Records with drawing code

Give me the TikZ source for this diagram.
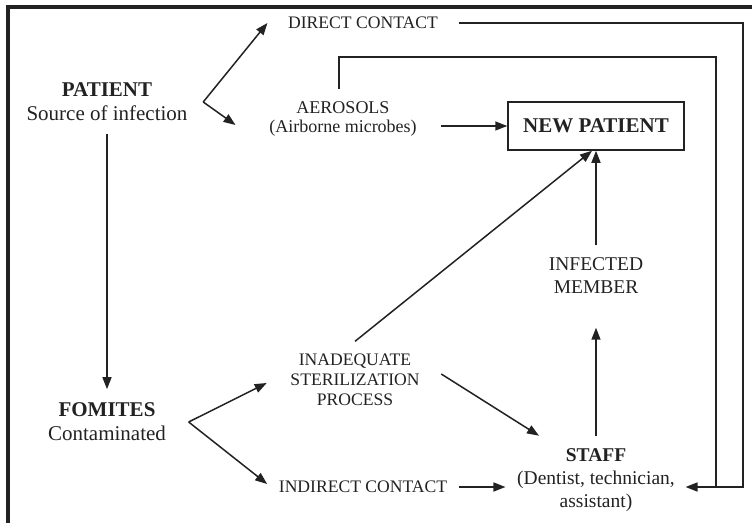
\documentclass[tikz,border=0pt]{standalone}
\usepackage{fontspec}
\setmainfont{Liberation Serif}
\usetikzlibrary{arrows.meta, positioning, calc}
\definecolor{cink}{HTML}{222222}
\tikzset{
  every picture/.style={line width=1.5pt, draw=cink, text=cink},
  big/.style={align=center, inner sep=2pt, font=\fontsize{21}{24}\selectfont},
  mid/.style={align=center, inner sep=2pt, font=\fontsize{19.5}{23}\selectfont},
  small/.style={align=center, inner sep=2pt, font=\fontsize{17.6}{20}\selectfont},
  arrow/.style={-{Triangle[length=12pt, width=9pt]}, draw=cink},
  rail/.style={draw=cink, line width=1.5pt},
}

\begin{document}
\begin{tikzpicture}[x=1pt, y=-1pt,
                    boxed/.style={big, draw=cink, minimum width=176pt, minimum height=48pt}]
  \useasboundingbox (0,0) rectangle (752,522);
  \draw[cink, line width=3.2pt] (8,530) -- (8,7) -- (760,7);
  % sources
  \node[big] (patient) at (107,102) {\textbf{PATIENT}\\Source of infection};
  \node[big] (fomites) at (107,422) {\textbf{FOMITES}\\Contaminated};
  % routes
  \node[small] (direct) at (363,23) {DIRECT CONTACT};
  \node[small, font=\fontsize{18}{19}\selectfont] (aerosols) at (343,119) {AEROSOLS\\(Airborne microbes)};
  \node[small] (steril) at (355,380) {INADEQUATE\\STERILIZATION\\PROCESS};
  \node[small] (indirect) at (363,487) {INDIRECT CONTACT};
  % targets
  \node[boxed] (newpat) at (596,126) {\textbf{NEW PATIENT}};
  \node[mid] (infected) at (596,276) {INFECTED\\MEMBER};
  \node[mid] (staff) at (596,480) {\textbf{STAFF}\\(Dentist, technician,\\assistant)};
  % split points
  \coordinate (psplit) at ([xshift=13pt]patient.east);
  \coordinate (fsplit) at ([xshift=20pt]fomites.east);
  \coordinate (staffin) at ([xshift=8pt, yshift=-7pt]staff.east);
  % patient
  \draw[arrow] (psplit) -- ([xshift=-18pt]direct.west);
  \draw[arrow] (psplit) -- ([xshift=-31pt, yshift=-6pt]aerosols.west);
  \draw[arrow] ([yshift=-10pt]patient.south) -- ([yshift=11pt]fomites.north);
  % fomites
  \draw[arrow] (fsplit) -- ([xshift=-21pt, yshift=-3pt]steril.west);
  \draw[arrow] (fsplit) -- ([xshift=-9pt, yshift=3pt]indirect.west);
  % into new patient
  \draw[arrow] ($(aerosols.east|-newpat.west)+(22,0)$) -- (newpat.west);
  \draw[arrow] ([yshift=10pt]steril.north) -- ([xshift=-4pt]newpat.south);
  \draw[arrow] ([yshift=10pt]infected.north) -- (newpat.south);
  % into staff
  \draw[arrow] ([xshift=19pt, yshift=6pt]steril.east) -- ([xshift=-57pt, yshift=10pt]staff.north);
  \draw[arrow] ([xshift=9pt]indirect.east) -- ($(staff.west|-indirect.east)+(-9,0)$);
  \draw[arrow] ([yshift=10pt]staff.north) -- ([yshift=-31pt]infected.south);
  % return rails
  \draw[rail] ([xshift=-4pt, yshift=10pt]aerosols.north) -- ++(0,-32) -| (716,0 |- staffin);
  \draw[arrow] ([xshift=18pt]direct.east) -| (743,0 |- staffin) -- (staffin);
\end{tikzpicture}
\end{document}
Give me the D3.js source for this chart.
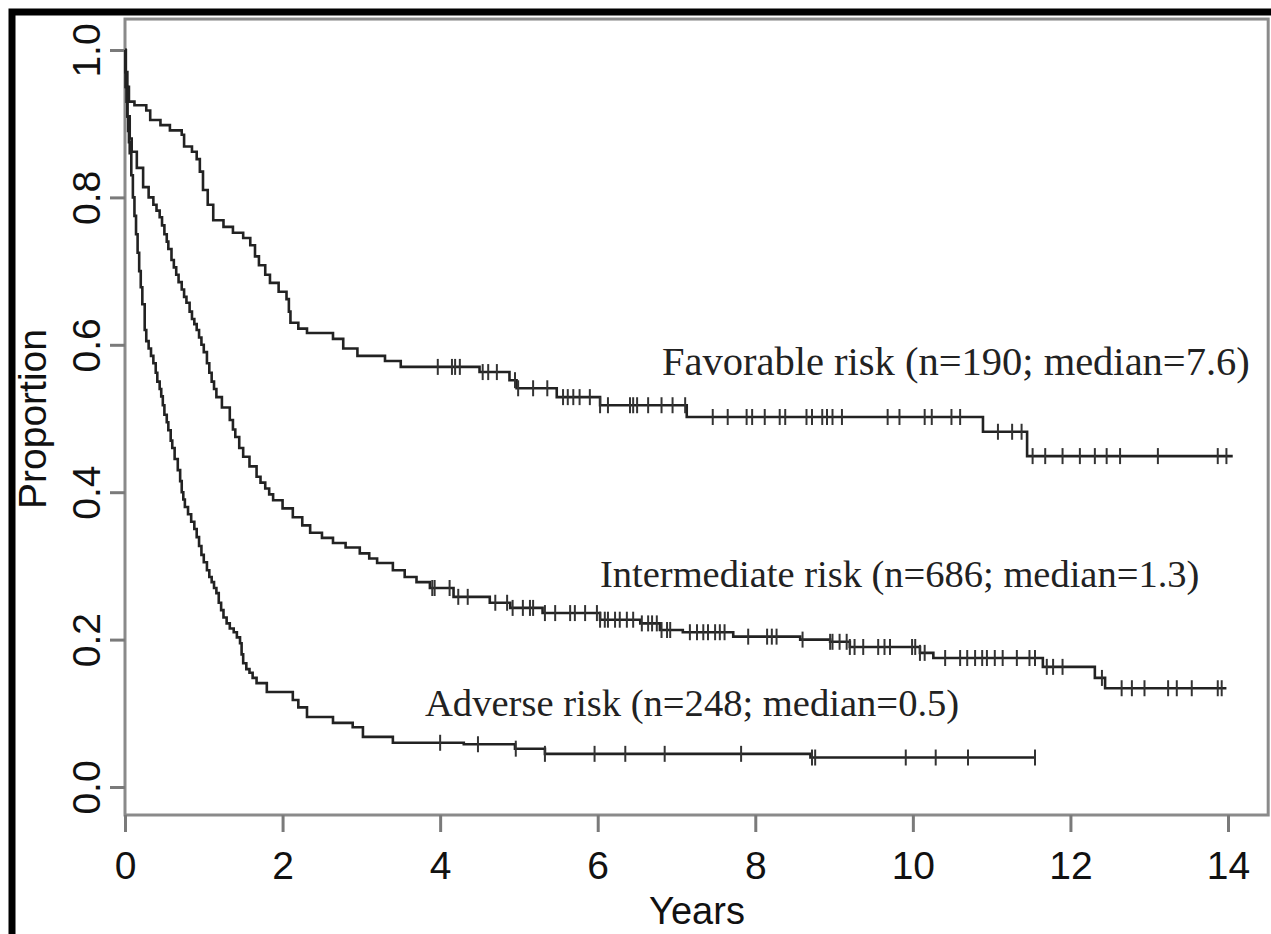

__Stated task__
Collect every line from the records above that contains the word "this".

__Answer for the task__
Give me the TikZ source for this diagram.
Give me the D3.js source for this chart.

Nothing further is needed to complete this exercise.